Child Trust Fund
The Government has started an initiative to try and encourage younger people to develop good savings habits. The aim is for future generations to have some assets available to invest in funding their education or buying a home when they grow up.
All children born after 1st September 2002 qualify for a payment from the Government of £250 or £500 depending on the family's financial situation.
As a parent or guardian you don't need to do anything to apply - once child benefit has been awarded and your eligibility checked, a voucher for the first government payment is sent to you or the child benefit claimant.
This voucher can only be used to open a Child Trust Fund (CTF). It must be lodged with a bank, building society, investment, insurance or other financial company that will establish a CTF in the child's name.
Parents can choose between three different types of CTF for their children; a simple deposit account, an investment fund or a stakeholder account.
- The deposit account is just like a standard savings account with no risk to the money, but with little growth expected over the lifetime of the account.
- The investment fund invests the money in a CTF in the stock market.
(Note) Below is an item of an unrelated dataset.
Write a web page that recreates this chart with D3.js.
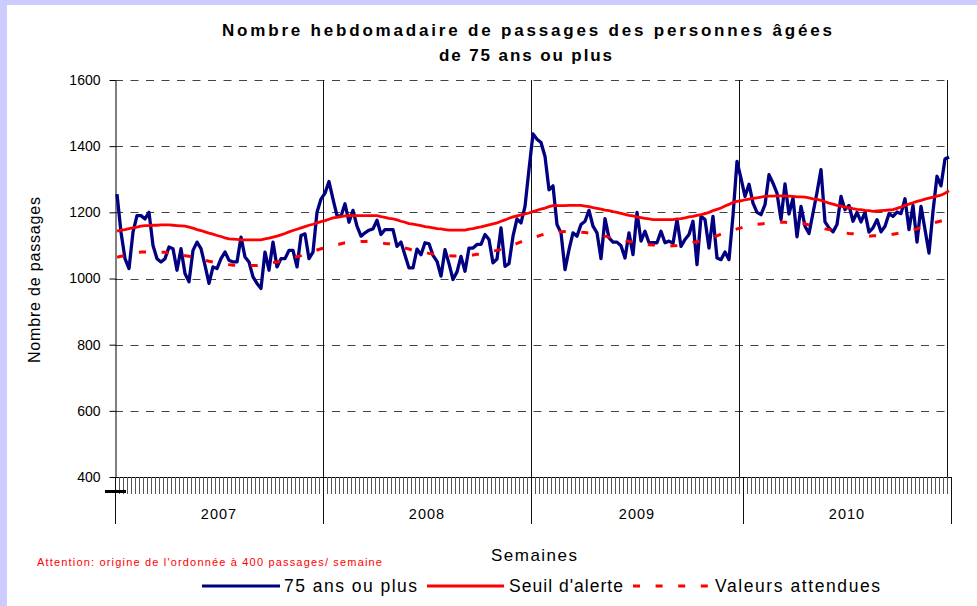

This exposes the money in the account to risk as the value of investments can fluctuate. The amount of money the account can potentially earn is however much higher than that earned in a deposit account.
- The stakeholder account also involves investing the money in the stock market. Higher risk investments are made in the early years with the money moved into cover risk investments as the child approaches 18. The charges for this type of account are capped at 1.5% a year.
Companies running the CTF are obliged to take deposits from as little as £10. There is a list of registered CTF providers on the Inland Revenue's website. If the child's parents fail to choose a provider within 12 months the Government will choose one and set up a default stakeholder account.
When the child reaches the age of seven their funds are topped-up with an additional Government payment of £250 or £500 if they qualify for the full Child Tax Credit and their family's income is below a certain threshold. The threshold for 2008/09 is £15,575 and the details for other years can be found on the Government's dedicated CTF website.
CTFs can also be topped-up by relatives and friends of the child by up to £1,200 a year. The money saved in CTFs is not subject to any tax.
Parents are responsible for the CTF until their children reach the age of 16. Children are allowed to control their own fund from this age but have no access to the money until they turn 18. Once the child is 18 they have access to their savings and it is then entirely up to them how they put the money to use.
At 18 the CFT will automatically roll into an Individual Savings Account (ISA), enabling the child to continue saving in a tax efficient manner if they choose to do so.